Traveling art

State Historical Society receives national exposure from traveling exhibits.

Joan Stack

Curator Joan Stack, shown in the gallery in front of Bingham’s Gen. Order No. 11, said the national tours are generating interest in the state society’s collection.

Two traveling art exhibits this year have raised the national profile of the State Historical Society of Missouri. Call it the power of the two B’s: Benton and Bingham.

“There is a growing recognition manifested by these exhibits that these artists are important nationally,” said Joan Stack, art curator of the state society in Ellis Library. “The exhibitions are bringing these artists to a new generation.”

The society’s collection of Thomas Hart Benton consists of 10 large egg tempera paintings, more than 100 lithographs, and about 200 watercolors and drawings illustrating Mark Twain adventures.

Four of the paintings and seven of the lithographs are part of the traveling retrospective “American Epics: Thomas Hart Benton and Hollywood.” The show ran from June 6 to Sept. 7 at the Peabody Essex Museum in Salem, Massachusetts. From Oct. 10 to Jan. 3, 2016, it will be at the Nelson Atkins Museum of Art in Kansas City. From there it heads to the Amon Carter Museum of American Art in Fort Worth, Texas, and the Milwaukee Art Museum in Wisconsin.

The society’s collection of George Caleb Bingham is one of the largest in the country and includes two of his most famous paintings, Gen. Order No. 11 and Watching the Cargo.

Four Binghams from the Missouri collection, including Watching the Cargo, which depicts river men guarding steamboat goods, are part of the show “Navigating the West: George Caleb Bingham and the River.” It opened at Amon Carter in 2014, moved to the St. Louis Art Museum in early 2015 and is on view through Sept. 20 at the Metropolitan Museum of Art in New York.

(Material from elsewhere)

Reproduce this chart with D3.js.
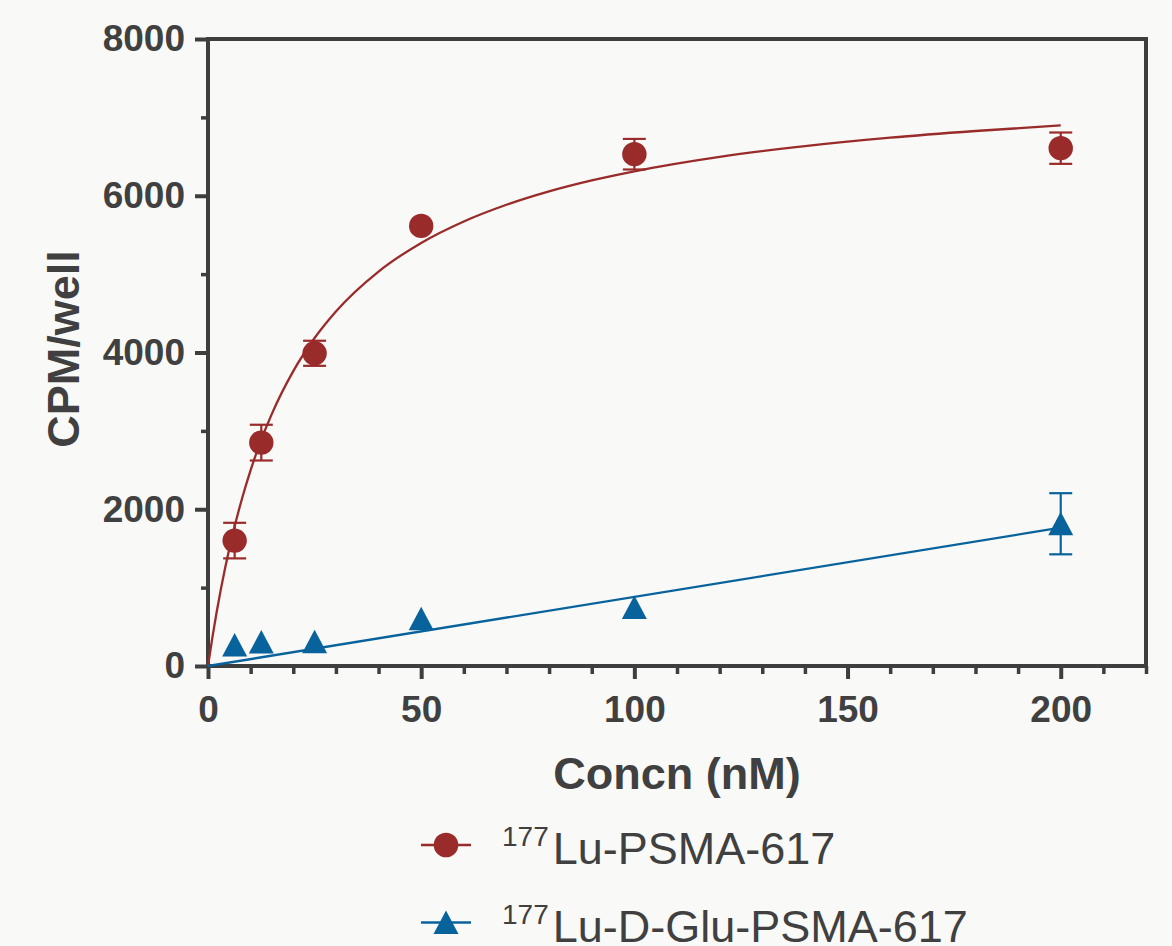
<!DOCTYPE html>
<html>
<head>
<meta charset="utf-8">
<script src="https://cdn.jsdelivr.net/npm/d3@7"></script>
<style>
  html, body { margin: 0; padding: 0; background: #f9f9f8; }
  svg { display: block; }
  text { font-family: "Liberation Sans", Arial, sans-serif; fill: #404040; }
</style>
</head>
<body>
<svg id="chart" width="1172" height="946"></svg>
<script>
// ---- data ----
const concn = [6.25, 12.5, 25, 50, 100, 200];
const psmaMean = [1600, 2850, 3990, 5615, 6530, 6607];
const psmaErr = [227, 228, 160, 60, 195, 200];
const dgluMean = [268, 306, 310, 604, 746, 1815];
const dgluErr = [40, 40, 40, 40, 60, 390];

// fitted curves
const psmaFitX = [0, 1, 2, 3, 4, 6, 8, 10, 12.5, 15, 20, 25, 30, 40, 50, 60, 70, 80, 90, 100, 120, 140, 160, 180, 200];
const psmaFitY = [0, 355, 679, 974, 1246, 1727, 2141, 2500, 2888, 3220, 3762, 4185, 4524, 5033, 5398, 5672, 5885, 6056, 6196, 6312, 6496, 6633, 6741, 6826, 6897];
const dgluFitX = [0, 200];
const dgluFitY = [0, 1765];

const xMajorTicks = [0, 50, 100, 150, 200];
const xMinorTicks = [10, 20, 30, 40, 60, 70, 80, 90, 110, 120, 130, 140, 160, 170, 180, 190, 210, 220];
const yMajorTicks = [0, 2000, 4000, 6000, 8000];
const yMinorTicks = [1000, 3000, 5000, 7000];

const seriesNames = ["Lu-PSMA-617", "Lu-D-Glu-PSMA-617"];
const seriesSup = ["177", "177"];
const xTitle = "Concn (nM)";
const yTitle = "CPM/well";

// ---- layout ----
const RED = "#992b2a", BLUE = "#08639c", AXIS = "#3e3e3e";
const plotL = 208, plotR = 1146, plotT = 39, plotB = 666;
const MARKER_HALF = 12;

const svg = d3.select("#chart");
const x = d3.scaleLinear().domain([0, 220]).range([plotL, plotR]);
const y = d3.scaleLinear().domain([0, 8000]).range([plotB, plotT]);

// minor ticks
svg.append("g").attr("transform", `translate(0,${plotB})`)
  .call(d3.axisBottom(x).tickValues(xMinorTicks).tickSize(8).tickFormat(""))
  .call(g => g.select(".domain").remove())
  .call(g => g.selectAll("line").attr("stroke", AXIS).attr("stroke-width", 3.5));
svg.append("g").attr("transform", `translate(${plotL},0)`)
  .call(d3.axisLeft(y).tickValues(yMinorTicks).tickSize(7).tickFormat(""))
  .call(g => g.select(".domain").remove())
  .call(g => g.selectAll("line").attr("stroke", AXIS).attr("stroke-width", 3.5));

// major ticks + labels
svg.append("g").attr("transform", `translate(0,${plotB})`)
  .call(d3.axisBottom(x).tickValues(xMajorTicks).tickSize(13).tickPadding(17).tickFormat(d3.format("d")))
  .call(g => g.select(".domain").remove())
  .call(g => g.selectAll("line").attr("stroke", AXIS).attr("stroke-width", 4))
  .call(g => g.selectAll("text").attr("fill", "#404040").style("font-size", "37px").style("font-weight", "bold")
      .style("font-family", '"Liberation Sans", Arial, sans-serif'));
svg.append("g").attr("transform", `translate(${plotL},0)`)
  .call(d3.axisLeft(y).tickValues(yMajorTicks).tickSize(13).tickPadding(10).tickFormat(d3.format("d")))
  .call(g => g.select(".domain").remove())
  .call(g => g.selectAll("line").attr("stroke", AXIS).attr("stroke-width", 4))
  .call(g => g.selectAll("text").attr("fill", "#404040").style("font-size", "37px").style("font-weight", "bold")
      .style("font-family", '"Liberation Sans", Arial, sans-serif'));

// frame
svg.append("rect")
  .attr("x", plotL).attr("y", plotT)
  .attr("width", plotR - plotL).attr("height", plotB - plotT)
  .attr("fill", "none").attr("stroke", AXIS).attr("stroke-width", 4);

// axis titles
svg.append("text")
  .attr("x", (plotL + plotR) / 2).attr("y", 789)
  .attr("text-anchor", "middle")
  .style("font-size", "45px").style("font-weight", "bold")
  .text(xTitle);
svg.append("text")
  .attr("transform", "translate(79,349) rotate(-90)")
  .attr("text-anchor", "middle")
  .style("font-size", "45px").style("font-weight", "bold")
  .text(yTitle);

// fit lines
const line = d3.line().x(d => x(d[0])).y(d => y(d[1])).curve(d3.curveMonotoneX);
svg.append("path")
  .datum(psmaFitX.map((v, i) => [v, psmaFitY[i]]))
  .attr("d", line).attr("fill", "none").attr("stroke", RED).attr("stroke-width", 2.3);
svg.append("path")
  .datum(dgluFitX.map((v, i) => [v, dgluFitY[i]]))
  .attr("d", line).attr("fill", "none").attr("stroke", BLUE).attr("stroke-width", 2.3);

// error bars (hidden when shorter than the marker, as in the reference)
function errorBars(means, errs, color) {
  const g = svg.append("g").attr("stroke", color).attr("stroke-width", 2.2);
  concn.forEach((c, i) => {
    const cx = x(c), y1 = y(means[i] + errs[i]), y2 = y(means[i] - errs[i]);
    if (Math.abs(y2 - y1) / 2 < MARKER_HALF) return;
    g.append("line").attr("x1", cx).attr("x2", cx).attr("y1", y1).attr("y2", y2);
    g.append("line").attr("x1", cx - 11.5).attr("x2", cx + 11.5).attr("y1", y1).attr("y2", y1);
    g.append("line").attr("x1", cx - 11.5).attr("x2", cx + 11.5).attr("y1", y2).attr("y2", y2);
  });
}
errorBars(psmaMean, psmaErr, RED);
errorBars(dgluMean, dgluErr, BLUE);

const triPath = "M0,-12L12.5,11.5L-12.5,11.5Z";

// markers
svg.append("g").selectAll("circle")
  .data(concn.map((c, i) => [c, psmaMean[i]]))
  .join("circle")
  .attr("cx", d => x(d[0])).attr("cy", d => y(d[1])).attr("r", 12.2)
  .attr("fill", RED);
svg.append("g").selectAll("path")
  .data(concn.map((c, i) => [c, dgluMean[i]]))
  .join("path")
  .attr("transform", d => `translate(${x(d[0])},${y(d[1])})`)
  .attr("d", triPath).attr("fill", BLUE);

// legend
const legendY = [845, 922.5];
const colors = [RED, BLUE];
seriesNames.forEach((name, i) => {
  const g = svg.append("g").attr("transform", `translate(0,${legendY[i]})`);
  g.append("line").attr("x1", 421).attr("x2", 471).attr("y1", 0).attr("y2", 0)
    .attr("stroke", colors[i]).attr("stroke-width", 2.5);
  if (i === 0) {
    g.append("circle").attr("cx", 446).attr("cy", 0).attr("r", 12.3).attr("fill", colors[i]);
  } else {
    g.append("path").attr("transform", "translate(446,0)").attr("d", triPath).attr("fill", colors[i]);
  }
  const t = g.append("text").attr("x", 502).attr("y", 19);
  t.append("tspan").style("font-size", "28px").attr("dy", -18).text(seriesSup[i]);
  t.append("tspan").style("font-size", "45px").attr("dx", 4).attr("dy", 18).text(name);
});
</script>
</body>
</html>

Society art has toured in the past, but this is the first time that two major national tours have simultaneously included Bentons and Binghams from the collection.

The Two B’s

Born in Neosho, Missouri, Benton (1889–1975) is best known for leading the Regionalist Movement, which emphasized representation at a time when much of the art community was in love with abstraction. But Regionalism is not realism. The works in the genre tend to be stylized. Many are emotive and make subtle social commentary. Benton is well known for his works involving World War II, which shows cartoonish figures in a ghoulish world of death and destruction.

Bingham (1811–1879) grew up in Franklin, Missouri. A self-taught artist, he is most famous for his representations of life on the Missouri and Mississippi Rivers. Earlier this year, the historical society acquired a lithograph of Bingham’s “The Emigration of Daniel Boone.” The acquisition completed the society’s collection of Bingham prints.

Why the sudden interest in Missouri artists?

Stack speculated that it might be due to the artists’ cultural perspective. “There is something about being from Missouri, at the center of the nation and the crossroads between east and west, north and south, that gives Missouri artists an understanding of the nation that artists from other American regions may not have,” she said.

New Building Planned

Along with receiving national exposure, the State Historical Society of Missouri has other reasons to be excited. A new building is being planned with a projected opening in 2019, said communication strategist Mary Ellen Lohmann.

The museum and research center will be at Sixth and Elm Streets. The entire first floor of the projected three-story building will be devoted to displays. Gallery space is expected to increase threefold. Currently, there is room to show only a quarter of 1 percent of the state society’s collection, Lohmann said.

“We will be more accessible to the community, giving Missourians a chance to view their treasures,” she said.